There are days, like today, when the weight of the world feels like it is crushing me. It seems that everywhere I turn, the anguish only increases. There is no help from religion, at least the religion that can be found on the Internet; instead, the Internet’s religion only makes it worse. It seems that religion is systematically trying to remove any safe place there is for me. It seems that my sexual identity doesn’t match the majority of the population: or does it? It is in this confusion, and the prejudice that goes along with it, that the weight seems to be unbearable.
There aren’t even any agreed upon words to describe my situation. If I say that I am a transsexual, it causes people to view things through one set of filters. If, on the other hand, I say that I am a woman, people view the same dilemma from a completely different point of view. I don’t really understand how the same dilemma can be seen from two contradicting perspectives when the only difference between them is a word.
I guess that which we call a rose, by any other name, might not smell as sweet. (Shakespeare: Romeo and Juliet)
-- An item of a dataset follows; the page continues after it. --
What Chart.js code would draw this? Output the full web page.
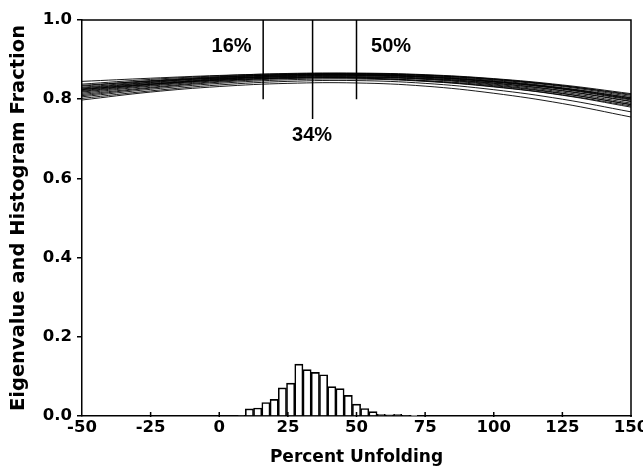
<!DOCTYPE html>
<html>
<head>
<meta charset="utf-8">
<script src="https://cdn.jsdelivr.net/npm/chart.js@4/dist/chart.umd.min.js"></script>
<style>
  html, body { margin: 0; padding: 0; background: #fff; }
  #wrap { width: 643px; height: 466px; }
</style>
</head>
<body>
<div id="wrap"><canvas id="chart" width="643" height="466"></canvas></div>
<script>
// ── Data ─────────────────────────────────────────────────────────

const curveX = [-50, -25, 0, 25, 50, 75, 100, 125, 150];

// eigenvalue curves, one row per trace (values at curveX)
const eigenvalueCurves = [
  [0.845, 0.853, 0.860, 0.864, 0.864, 0.860, 0.850, 0.834, 0.812],
  [0.838, 0.850, 0.859, 0.865, 0.866, 0.862, 0.852, 0.836, 0.814],
  [0.833, 0.847, 0.857, 0.863, 0.865, 0.861, 0.851, 0.834, 0.810],
  [0.830, 0.845, 0.856, 0.862, 0.864, 0.860, 0.849, 0.832, 0.807],
  [0.828, 0.843, 0.855, 0.862, 0.863, 0.858, 0.847, 0.829, 0.804],
  [0.826, 0.842, 0.854, 0.861, 0.862, 0.857, 0.845, 0.827, 0.801],
  [0.824, 0.840, 0.852, 0.860, 0.861, 0.856, 0.844, 0.826, 0.800],
  [0.822, 0.838, 0.851, 0.859, 0.861, 0.856, 0.845, 0.828, 0.803],
  [0.820, 0.837, 0.850, 0.858, 0.860, 0.855, 0.843, 0.825, 0.798],
  [0.818, 0.835, 0.849, 0.857, 0.859, 0.853, 0.841, 0.822, 0.795],
  [0.815, 0.833, 0.847, 0.855, 0.857, 0.852, 0.840, 0.821, 0.794],
  [0.812, 0.830, 0.845, 0.854, 0.856, 0.851, 0.838, 0.818, 0.790],
  [0.809, 0.828, 0.843, 0.852, 0.855, 0.850, 0.836, 0.815, 0.786],
  [0.806, 0.825, 0.840, 0.849, 0.851, 0.845, 0.831, 0.810, 0.780],
  [0.802, 0.821, 0.836, 0.845, 0.847, 0.840, 0.824, 0.800, 0.768],
  [0.798, 0.818, 0.832, 0.840, 0.841, 0.833, 0.815, 0.789, 0.755],
  [0.825, 0.838, 0.848, 0.853, 0.853, 0.847, 0.834, 0.814, 0.787],
  [0.835, 0.846, 0.853, 0.856, 0.854, 0.846, 0.832, 0.811, 0.783],
];

// histogram of percent unfolding (3% bins)
const binCenters = [8, 11, 14, 17, 20, 23, 26, 29, 32, 35, 38, 41, 44, 47, 50, 53, 56, 59, 62, 65, 68, 71];
const binFractions = [0.002, 0.018, 0.020, 0.034, 0.042, 0.071, 0.083, 0.131, 0.117, 0.110, 0.104,
  0.074, 0.069, 0.052, 0.030, 0.019, 0.011, 0.004, 0.003, 0.004, 0.002, 0.001];

// percentile markers
const markerX = [16, 34, 50];
const markerTop = [1.0, 1.0, 1.0];
const markerBottom = [0.80, 0.75, 0.80];
const markerLabels = ["16%", "34%", "50%"];
const markerLabelX = [4.5, 33.8, 62.6];
const markerLabelY = [0.933, 0.708, 0.933];

const xTickStep = 25;
const yTickStep = 0.2;

// ── Chart ────────────────────────────────────────────────────────

const TICK_FONT = { family: "'DejaVu Sans', sans-serif", weight: "bold", size: 16.5 };

const curveSets = eigenvalueCurves.map((row) => ({
  type: "line",
  data: row.map((y, i) => ({ x: curveX[i], y })),
  borderColor: "#000",
  borderWidth: 0.9,
  pointRadius: 0,
  tension: 0.4,
  fill: false,
}));

const markerSets = markerX.map((x, i) => ({
  type: "line",
  data: [{ x, y: markerTop[i] }, { x, y: markerBottom[i] }],
  borderColor: "#000",
  borderWidth: 1.5,
  pointRadius: 0,
  fill: false,
}));

const histSet = {
  type: "bar",
  data: binCenters.map((x, i) => ({ x, y: binFractions[i] })),
  backgroundColor: "#fff",
  borderColor: "#000",
  borderWidth: 1.6,
  barPercentage: 1.0,
  categoryPercentage: 1.0,
  borderSkipped: "bottom",
};

// frame, inward x ticks and the percent labels
const decorations = {
  id: "decorations",
  afterDraw(chart) {
    const { ctx, chartArea: a, scales } = chart;
    ctx.save();
    ctx.strokeStyle = "#000";
    ctx.lineWidth = 1.5;
    ctx.beginPath();
    ctx.moveTo(a.left, a.top);
    ctx.lineTo(a.right, a.top);
    ctx.lineTo(a.right, a.bottom);
    for (let v = -50 + xTickStep; v <= 150; v += xTickStep) {
      const px = scales.x.getPixelForValue(v);
      ctx.moveTo(px, a.bottom + 1);
      ctx.lineTo(px, a.bottom - 4);
    }
    ctx.stroke();

    ctx.fillStyle = "#000";
    ctx.font = "bold 20px 'Liberation Sans', Arial, sans-serif";
    ctx.textAlign = "center";
    ctx.textBaseline = "middle";
    markerLabels.forEach((t, i) => {
      ctx.fillText(t, scales.x.getPixelForValue(markerLabelX[i]), scales.y.getPixelForValue(markerLabelY[i]));
    });
    ctx.restore();
  },
};

new Chart(document.getElementById("chart"), {
  data: { datasets: [histSet, ...markerSets, ...curveSets] },
  options: {
    responsive: false,
    animation: false,
    devicePixelRatio: 1,
    layout: { padding: { left: 0, right: 12, top: 20, bottom: 0 } },
    plugins: { legend: { display: false }, tooltip: { enabled: false } },
    scales: {
      x: {
        type: "linear",
        min: -50,
        max: 150,
        offset: false,
        ticks: { stepSize: xTickStep, color: "#000", font: TICK_FONT, padding: 2, maxRotation: 0 },
        grid: { display: false, drawTicks: false, offset: false },
        border: { display: true, color: "#000", width: 1.5 },
        title: {
          display: true,
          text: "Percent Unfolding",
          color: "#000",
          font: { family: "'DejaVu Sans', sans-serif", weight: "bold", size: 17, lineHeight: 1 },
          padding: 0,
        },
        afterFit(scale) {
          scale.height = 50;
          scale.paddingLeft = 0;
          scale.paddingRight = 0;
        },
      },
      y: {
        min: 0,
        max: 1,
        ticks: {
          stepSize: yTickStep,
          color: "#000",
          font: TICK_FONT,
          padding: 5,
          callback: (v) => v.toFixed(1),
        },
        grid: { drawOnChartArea: false, drawTicks: true, tickLength: 5, color: "#000", lineWidth: 1.5 },
        border: { display: true, color: "#000", width: 1.5 },
        title: {
          display: true,
          text: "Eigenvalue and Histogram Fraction",
          color: "#000",
          font: { family: "'DejaVu Sans', sans-serif", weight: "bold", size: 19.5, lineHeight: 1 },
          padding: { top: 9, bottom: 0 },
        },
        afterFit(scale) {
          scale.width = 82;
        },
      },
    },
  },
  plugins: [decorations],
});
</script>
</body>
</html>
The problem is sexual attraction. I am in a committed relationship with another woman. I have been with her for more than 21 years. I do love her with all my heart and every fiber of my being. The problem comes from sometimes wanting to be with a man. These feelings present themselves periodically and leave me in the situation of feeling like there is just some places where I can’t go. But it isn’t because I can’t sleep with a man, but rather that I refuse to hurt the woman that I love. It feels like just another closet that I have to stay inside.
Does this make me heterosexual, homosexual, bisexual, or some other combination to which I am not aware of the name? Does it really matter? The suffering is the same regardless of the name.
It would be nice to be able to find someone I could talk to about my feelings. In the past I have looked to religion for insights and help with feelings I don’t fully understand. The problem seems now to be that there is so much noise on the Internet that I can’t find anything but the hatred put forth by people in the name of their religion.
I don’t have any answers. I just know I’m tired of hurting.